## START

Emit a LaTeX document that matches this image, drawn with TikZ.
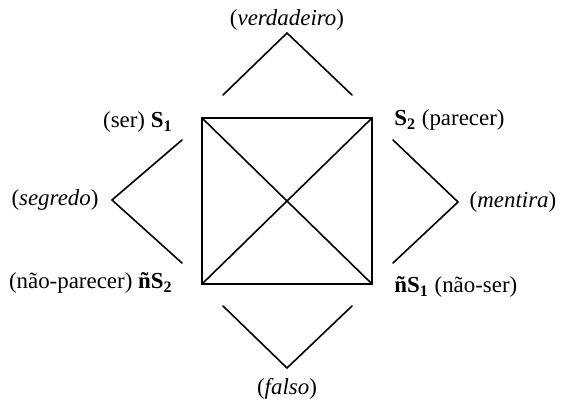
\documentclass[tikz,border=0pt]{standalone}
\usepackage{fontspec}
\setmainfont{Liberation Serif}
\usepackage{tikz}
\usetikzlibrary{positioning,calc}

\begin{document}
\begin{tikzpicture}[
  x=0.01764cm, y=-0.01764cm,
  font=\fontsize{11.5}{14}\selectfont,
  lbl/.style={inner sep=1pt},
  ln/.style={line width=0.8pt,line cap=round}
]
\useasboundingbox (0,0) rectangle (567,401);
% square corners
\coordinate (tl) at (202,118);
\coordinate (tr) at (372,118);
\coordinate (br) at (372,284);
\coordinate (bl) at (202,284);
\draw[ln] (tl) -- (tr) -- (br) -- (bl) -- cycle;
\draw[ln] (tl) -- (br);
\draw[ln] (tr) -- (bl);
% the four wedges
\coordinate (t1) at (223,95);  \coordinate (ta) at (287,33);  \coordinate (t2) at (352,95);
\coordinate (b1) at (223,306); \coordinate (ba) at (287,368); \coordinate (b2) at (352,306);
\coordinate (l1) at (182,140); \coordinate (la) at (112,200); \coordinate (l2) at (182,263);
\coordinate (r1) at (393,140); \coordinate (ra) at (458,202); \coordinate (r2) at (393,263);
\draw[ln] (t1) -- (ta) -- (t2);
\draw[ln] (b1) -- (ba) -- (b2);
\draw[ln] (l1) -- (la) -- (l2);
\draw[ln] (r1) -- (ra) -- (r2);
% labels
\node[lbl] (ver) at (287,20) {(\textit{verdadeiro})};
\node[lbl] (fal) at (287,389) {(\textit{falso})};
\node[lbl] (seg) at (55,200) {(\textit{segredo})};
\node[lbl] (men) at (513,202) {(\textit{mentira})};
\node[lbl,anchor=east] (s1) at (175,122) {(ser) \textbf{S\textsubscript{1}}};
\node[lbl,anchor=west] (s2) at (392,120) {\textbf{S\textsubscript{2}} (parecer)};
\node[lbl,anchor=east] (ns2) at (175,283) {(não-parecer) \textbf{ñS\textsubscript{2}}};
\node[lbl,anchor=west] (ns1) at (392,287) {\textbf{ñS\textsubscript{1}} (não-ser)};
\end{tikzpicture}
\end{document}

## END

WHAT TO DO: Reproduce the listing exactly. Leave its pictures out.

EXERCISE OUTPUT:
Emit a LaTeX document that matches this image, drawn with TikZ.
\documentclass[tikz,border=0pt]{standalone}
\usepackage{fontspec}
\setmainfont{Liberation Serif}
\usepackage{tikz}
\usetikzlibrary{positioning,calc}

\begin{document}
\begin{tikzpicture}[
  x=0.01764cm, y=-0.01764cm,
  font=\fontsize{11.5}{14}\selectfont,
  lbl/.style={inner sep=1pt},
  ln/.style={line width=0.8pt,line cap=round}
]
\useasboundingbox (0,0) rectangle (567,401);
% square corners
\coordinate (tl) at (202,118);
\coordinate (tr) at (372,118);
\coordinate (br) at (372,284);
\coordinate (bl) at (202,284);
\draw[ln] (tl) -- (tr) -- (br) -- (bl) -- cycle;
\draw[ln] (tl) -- (br);
\draw[ln] (tr) -- (bl);
% the four wedges
\coordinate (t1) at (223,95);  \coordinate (ta) at (287,33);  \coordinate (t2) at (352,95);
\coordinate (b1) at (223,306); \coordinate (ba) at (287,368); \coordinate (b2) at (352,306);
\coordinate (l1) at (182,140); \coordinate (la) at (112,200); \coordinate (l2) at (182,263);
\coordinate (r1) at (393,140); \coordinate (ra) at (458,202); \coordinate (r2) at (393,263);
\draw[ln] (t1) -- (ta) -- (t2);
\draw[ln] (b1) -- (ba) -- (b2);
\draw[ln] (l1) -- (la) -- (l2);
\draw[ln] (r1) -- (ra) -- (r2);
% labels
\node[lbl] (ver) at (287,20) {(\textit{verdadeiro})};
\node[lbl] (fal) at (287,389) {(\textit{falso})};
\node[lbl] (seg) at (55,200) {(\textit{segredo})};
\node[lbl] (men) at (513,202) {(\textit{mentira})};
\node[lbl,anchor=east] (s1) at (175,122) {(ser) \textbf{S\textsubscript{1}}};
\node[lbl,anchor=west] (s2) at (392,120) {\textbf{S\textsubscript{2}} (parecer)};
\node[lbl,anchor=east] (ns2) at (175,283) {(não-parecer) \textbf{ñS\textsubscript{2}}};
\node[lbl,anchor=west] (ns1) at (392,287) {\textbf{ñS\textsubscript{1}} (não-ser)};
\end{tikzpicture}
\end{document}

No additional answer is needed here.